Diário de um pai em casa. Dia 42


Hoje, 25 de abril, celebra-se o dia da Liberdade. O 46.º aniversário de uma revolução de cravos feita ao som de música que mudou o curso da história de Portugal. Hoje, tal como em alguns dias desta caminhada, estou no escritório do meu pai, entalado entre os jardins da Gulbenkian e o El Corte Inglês, que permanece de portas fechadas. Hoje, mais uma vez vi o pato que me tem acompanhado nesta travessia de isolamentos. Casa-escritório-casa.

O pato que me persegue teima em instalar-se colado à porta do local onde ponho o trabalho em dia. Cheira-lhe a comida fácil, ou não estivesse diante um prédio de assinatura arquitetónica que tem como cartão de visita uma hamburgueria gourmet, sita no piso térreo.

Ele, o pato, tem andado por aqui. Livre. Em liberdade. Vindo dos pequenos lagos do jardim circundante. Foi adotado como bicho de estimação pelos motoristas da Uber Eats e Glovo. Enquanto aguardam de plantão os take-aways, alimentam-no. Noto, dia para dia, que está mais gordo. Ou se calhar, é outro pato, embora as penas sejam as mesmas. É que já vi, por aqui também, um grupo de três patos. Igualmente gordos.

Hoje, longe de saber do sumo do discurso do deputado João Cotrim Figueiredo, Iniciativa Liberal, que dirigiu uma carta a um filho, que completa 18 anos, perguntei a cada um dos meus filhos se sabiam que o real significado do 25 de abril.

Fui em escala ascendente. Do mais novo, de 6 anos, ao mais velho, com 15.
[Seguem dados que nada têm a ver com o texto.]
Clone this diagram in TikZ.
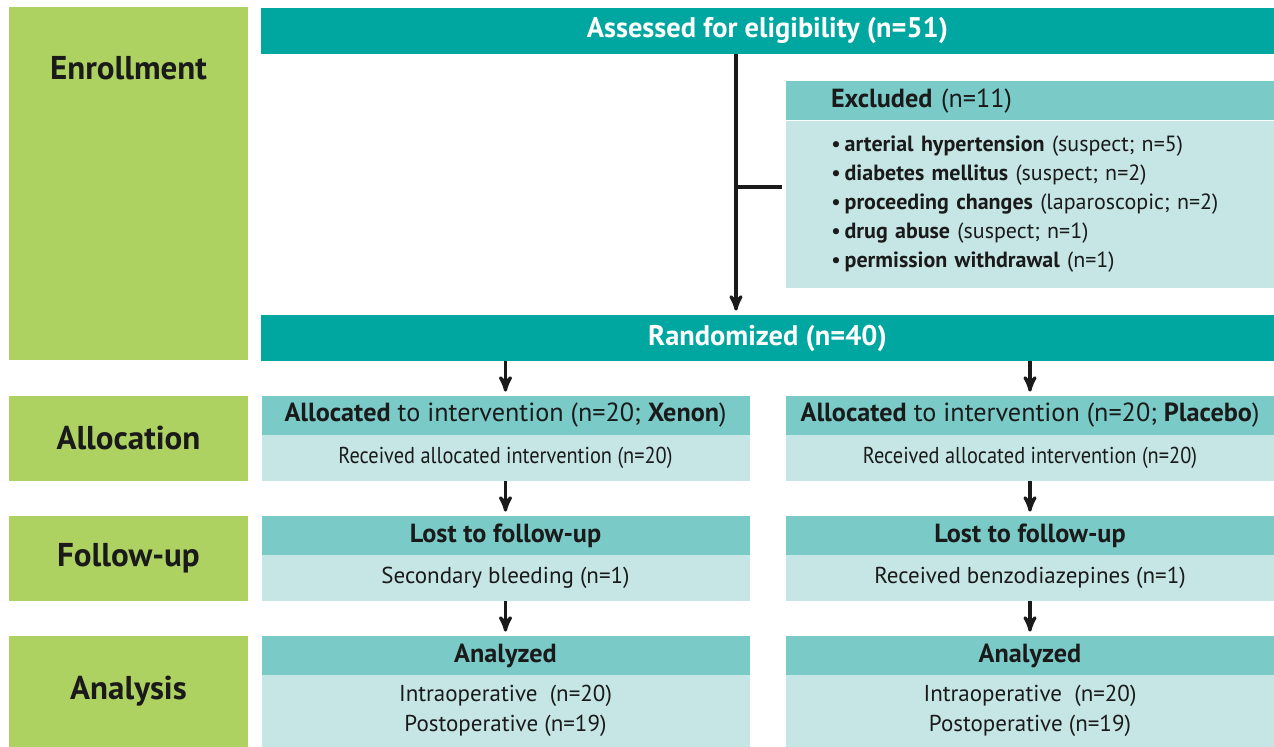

O António, que estava a construir um puzzle sobre a Europa, acertou no dia de semana. Sábado. Ele que, raramente, sabe o andamento do calendário. À pergunta da razão da data assinalada, encolheu, naturalmente, os ombros. No entanto, aproveitou o palco e antecipou outra celebração, quiçá, mais próxima da sua realidade. Domingo, 3 de maio, será Dia da Mãe, informou-me.

Filho seguinte. Teresa. Romanceou, como é seu timbre. Recordou o que uma professora lhe tinha contado. Que tinha sido o dia em que uma menina tinha colocado uma flor na espingarda de um soldado. A descrição é acompanhada com um gesto fiel a um cartaz sobejamente conhecido. Disse que passámos a viver de outra forma. Em liberdade. Da explicação recebida, só não percebeu porque é que algumas pessoas tiveram que sair do país, fugindo de outras pessoas que lhes queriam bater. Não entendeu essa parte, porque não tinha havido guerra, deixou escapar.

A Francisca, disse-me que tinha dado na aula de história no ano passado e não se recordava bem dos acontecimentos que tinham dado origem à democracia. Por fim, o José Maria, atirou com a causa de tudo. Citou um nome – Salazar – mas pouco mais sabe. Ou quis dizer. Preferiu procurar a resposta na resposta da irmã. “O que é a Francisca disse”, perguntou.

Já no escritório, isolado mas sem ter pensamentos confinados, enviei um link para o WhatsApp com o nome “Família”. Enviei o live de Bruno Nogueira e de Vhils, no irrepetível “Como é que o Bicho Mexe”, que se apresenta todos os dias no Instagram criado pelo humorista.

Alexandre Farto a esculpir a cara de Zeca Afonso numa parede, ao som de “Grândola”, deverá ser a melhor mensagem que podem receber. Ou pelo menos, a melhor forma de os seduzir a procurar algo sobre o tema que devemos, hoje mais que nunca, ter presente em nós.

Eu, que bebi os valores de abril, e outros, pela voz do meu pai, dou um toque de inovação nesta transmissão em cadeia para que a mesma mensagem chegue aos meus filhos. Um mensageiro que lhes diz muito mais que discursos fechados para uma elite.